๑۩۞۩๑ Kitap Dünyası - İlim Dünyası Kütüphanesi ๑۩۞۩๑ => Bidayetül Müctehid => Konuyu başlatan: ღAşkullahღ üzerinde 02 Şubat 2011, 17:38:18



Konu Başlığı: Kısasın uygulanması
Gönderen: ღAşkullahღ üzerinde 02 Şubat 2011, 17:38:18
G- Kısasın Uygulanması:


Kısasın ne şekilde, kimler tarafından ve ne zaman alınması gerektiğine gelince: Ulema bunda da ihtilaf ederek, kimisi «Öldüren, öldürdüğü kimseyi ne şekilde öldürmüş ise, kendisi de o şekilde öldürülür. Eğer kendisi onu su­da boğdurarak Öldürmüş ise, kendisi de suda boğdurularak öldürülür. Eğer kendisi ona taş vurarak Öldürmüş ise, ona da taş vurularak öldürülür. Ancak eğer o şekilde Öldürüldüğü takdirde işkencesi uzun sürüyorsa, o zaman kılıç onu daha çabuk kurtarır» demiştir. İmam Mâlik ile İmam Şafiî bu görüştedir­ler. İmam Mâlik'in tabileri onun bu görüşüne katıldıkları halde, bir başkasını ateşte yakan herhangi bir kimsenin ateşte yakılıp yakılmadığı hususunda ih­tilaf etmişlerdir. Bunlar ok ile öldüren kimse hakkında da aynı ihtilafı yapışlardır. İmam Ebû Hanife ile tabileri ise, «Öldürdüğü kimseyi ne şekilde öldürmüş ise öldürsün, kendisi kıliç ile öldürülür» demişlerdir. Dayanakları da, Hasan'in Peygamber Efendimiz'den buyurduğunu rivayet ettiği,

«Bir demir parçasından başka herhangi bir şey ile kısas alınamaz» [27]hadisidir.
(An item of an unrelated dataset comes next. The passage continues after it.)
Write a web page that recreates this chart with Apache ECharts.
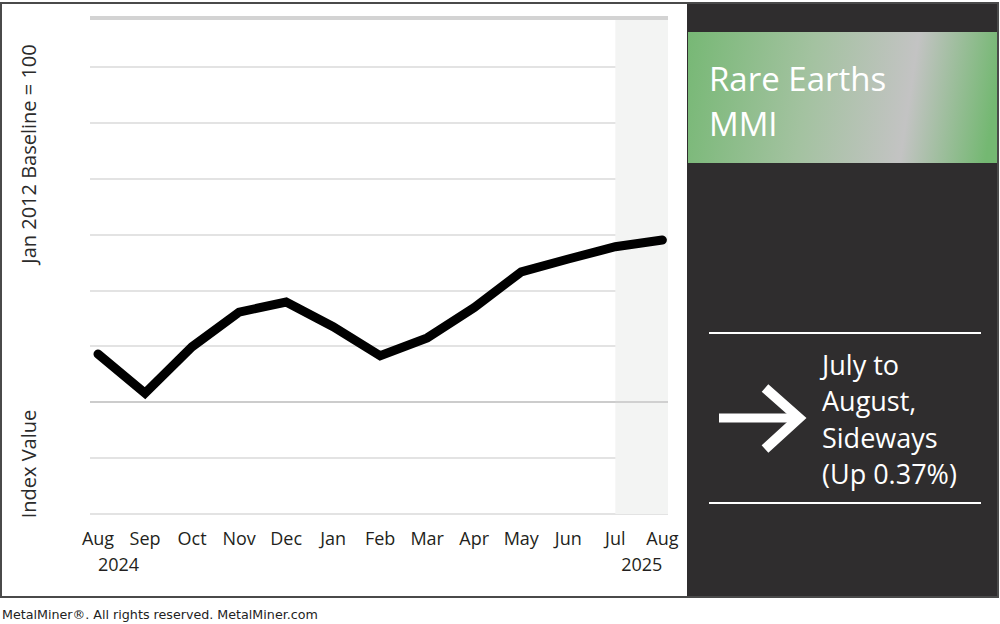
<!DOCTYPE html>
<html>
<head>
<meta charset="utf-8">
<script src="https://cdn.jsdelivr.net/npm/echarts@6/dist/echarts.min.js"></script>
<style>
html,body{margin:0;padding:0;background:#fff;}
#chart{width:1000px;height:624px;}
</style>
</head>
<body>
<div id="chart"></div>
<script>
// ---- data ----
const months = ['Aug','Sep','Oct','Nov','Dec','Jan','Feb','Mar','Apr','May','Jun','Jul','Aug'];
const years = ['2024','','','','','','','','','','','','2025'];
const indexValues = [28.6, 21.6, 29.9, 36.1, 37.9, 33.5, 28.3, 31.5, 36.9, 43.3, 45.6, 47.8, 49.0];
const titleLines = ['Rare Earths', 'MMI'];
const noteLines = ['July to', 'August,', 'Sideways', '(Up 0.37%)'];
const yTitleTop = 'Jan 2012 Baseline = 100';
const yTitleBottom = 'Index Value';
const footer = 'MetalMiner\u00AE. All rights reserved. MetalMiner.com';
const highlightFrom = 11; // Jul

const seriesData = indexValues.map((v, i) => [i, v]);
const yearTicks = years.map((y, i) => y ? i : null).filter(v => v !== null);
const X_MIN = -0.17, X_MAX = 12.12, Y_MAX = 88.7;

const chart = echarts.init(document.getElementById('chart'), null, {renderer: 'svg'});

const graphics = [
  {type: 'rect', z: 50, shape: {x: 687, y: 3, width: 311, height: 595}, style: {fill: '#2f2d2e'}},
  {type: 'rect', z: 51, shape: {x: 688, y: 32, width: 310, height: 131},
    style: {fill: new echarts.graphic.LinearGradient(688, 32, 998, 79, [
      {offset: 0, color: '#77b875'},
      {offset: 0.4, color: '#a3c2a0'},
      {offset: 0.73, color: '#c3c3c3'},
      {offset: 1, color: '#74b872'}
    ], true)}},
  {type: 'rect', z: 60, shape: {x: 1, y: 3, width: 997, height: 594}, style: {fill: 'none', stroke: '#4a4a4a', lineWidth: 2}},
  {type: 'line', z: 52, shape: {x1: 709, y1: 333, x2: 981, y2: 333}, style: {stroke: '#ffffff', lineWidth: 2}},
  {type: 'line', z: 52, shape: {x1: 709, y1: 503, x2: 981, y2: 503}, style: {stroke: '#ffffff', lineWidth: 2}},
  {type: 'line', z: 52, shape: {x1: 719, y1: 418, x2: 797, y2: 418}, style: {stroke: '#ffffff', lineWidth: 9}},
  {type: 'polyline', z: 52, shape: {points: [[765, 388], [799, 418], [765, 449]]}, style: {stroke: '#ffffff', lineWidth: 10, fill: 'none', lineJoin: 'miter'}},
  {type: 'text', z: 55, x: 28, y: 154, rotation: Math.PI / 2,
    style: {text: yTitleTop, font: '20px "Open Sans"', fill: '#2b2b2b', align: 'center', verticalAlign: 'middle'}},
  {type: 'text', z: 55, x: 28, y: 464, rotation: Math.PI / 2,
    style: {text: yTitleBottom, font: '20px "Open Sans"', fill: '#2b2b2b', align: 'center', verticalAlign: 'middle'}},
  {type: 'text', z: 55, x: 2, y: 614,
    style: {text: footer, font: '12.7px "DejaVu Sans"', fill: '#222', align: 'left', verticalAlign: 'middle'}}
];
titleLines.forEach((t, i) => graphics.push({type: 'text', z: 55, x: 709, y: 78 + i * 45,
  style: {text: t, font: '33px "Open Sans"', fill: '#ffffff', align: 'left', verticalAlign: 'middle'}}));
noteLines.forEach((t, i) => graphics.push({type: 'text', z: 55, x: 822, y: 364 + i * 36.5,
  style: {text: t, font: '27px "Open Sans"', fill: '#ffffff', align: 'left', verticalAlign: 'middle'}}));

const labelFont = {fontFamily: 'Open Sans', fontSize: 18, color: '#231f20'};

chart.setOption({
  animation: false,
  backgroundColor: '#ffffff',
  grid: {left: 90, right: 332, top: 18, bottom: 110},
  xAxis: [{
    type: 'value', min: X_MIN, max: X_MAX,
    axisLine: {show: false}, axisTick: {show: false}, splitLine: {show: false},
    axisLabel: Object.assign({
      customValues: months.map((m, i) => i),
      showMinLabel: true, showMaxLabel: true, hideOverlap: false,
      formatter: v => months[v],
      margin: 15
    }, labelFont)
  }, {
    type: 'value', min: X_MIN, max: X_MAX, position: 'bottom', offset: 0,
    axisLine: {show: false}, axisTick: {show: false}, splitLine: {show: false},
    axisLabel: Object.assign({
      customValues: yearTicks,
      showMinLabel: true, showMaxLabel: true, hideOverlap: false,
      formatter: v => years[v],
      margin: 41, alignMinLabel: 'left', alignMaxLabel: 'right'
    }, labelFont)
  }],
  yAxis: {
    type: 'value', min: 0, max: Y_MAX, interval: 10,
    axisLine: {show: false}, axisTick: {show: false}, axisLabel: {show: false},
    splitLine: {lineStyle: {color: '#dadada', width: 1.5}}
  },
  series: [{
    type: 'line',
    data: seriesData,
    symbol: 'none',
    lineStyle: {color: '#000000', width: 9, cap: 'round', join: 'miter'},
    markArea: {
      silent: true,
      itemStyle: {color: '#f3f4f3'},
      data: [[{xAxis: highlightFrom}, {xAxis: X_MAX}]]
    },
    markLine: {
      silent: true, symbol: 'none', label: {show: false},
      data: [
        {yAxis: Y_MAX, lineStyle: {color: '#d3d3d3', width: 4, type: 'solid'}},
        {yAxis: 20, lineStyle: {color: '#c4c4c4', width: 1.5, type: 'solid'}}
      ]
    },
    z: 10
  }],
  graphic: graphics
});
</script>
</body>
</html>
Birinci grubun dayanağı da, Enes b. Mâlik'in «Biryahudi, bir kadının başını taş ile ezmişti. Peygamber Efendimiz de yahudinin başına taş vurarak» veyahut «iki taşın arasına koyarak ezdi» [28] mealindeki hadisi ile "Öldürülenler hakkında kısas size farz kılındı" [29] âyet-i kelimesidir. Çünkü kısas kelimesi ödeşme demek olup mümasele (benzerlik) ifade eder.

Kısasın kimler tarafından alınmasının gerektiği konusunda ise, zahir şudur ki ölenin yakınları ölenin kısasını alırlar. Fakat kimisi «Ölenin yakın­ları Öldürene düşman oldukları için ona zulüm edebilirler. Bunun içn kısasın onlar tarafından alınmasında sakınca vardır» demiştir.

Kısas ne zaman alınır konusuna gelince: Ulema müttefiktirler ki eğer öl­düren, suçunu ikrar etmezse delillerle suçu sabit olmadan kendisinden kısas alınamaz.

Bir kimseden Harem toprağında kısas almanın caiz olup olmadığında ve bir kimseyi zehirleyerek öldürene kısas lazım gelip gelmediğinde ihtilaf vardır. Cumhura göre lazım gelir. Zahiriler ise «Lazım gelmez. Zira Pey­gamber Efendimiz, kendisi ile ashabına zehir yediren kadına dokunmamıştır» demiştir.

Bir kimseyi kasten öldüren hamile kadından ise, doğum yapmadan kı­sas almanın caiz olmadığında ihtilaf yoktur. [30]


[27] İbn Ebî Şcybe, 9/354, no: 1290.

[28] Buhârî, Diyât, 87/7, no: 6879.

[29] Bakara, 2/178.

[30] İbn Rüşd Kadı Ebu'l-Velid Muhammed b. Ahmed b. Muhammed b. Rüşd El-Hafîd, Bidayetü’l-Müctehid ve Nihayetü’l-Muktesid, Beyan Yayınları: 4/236-237.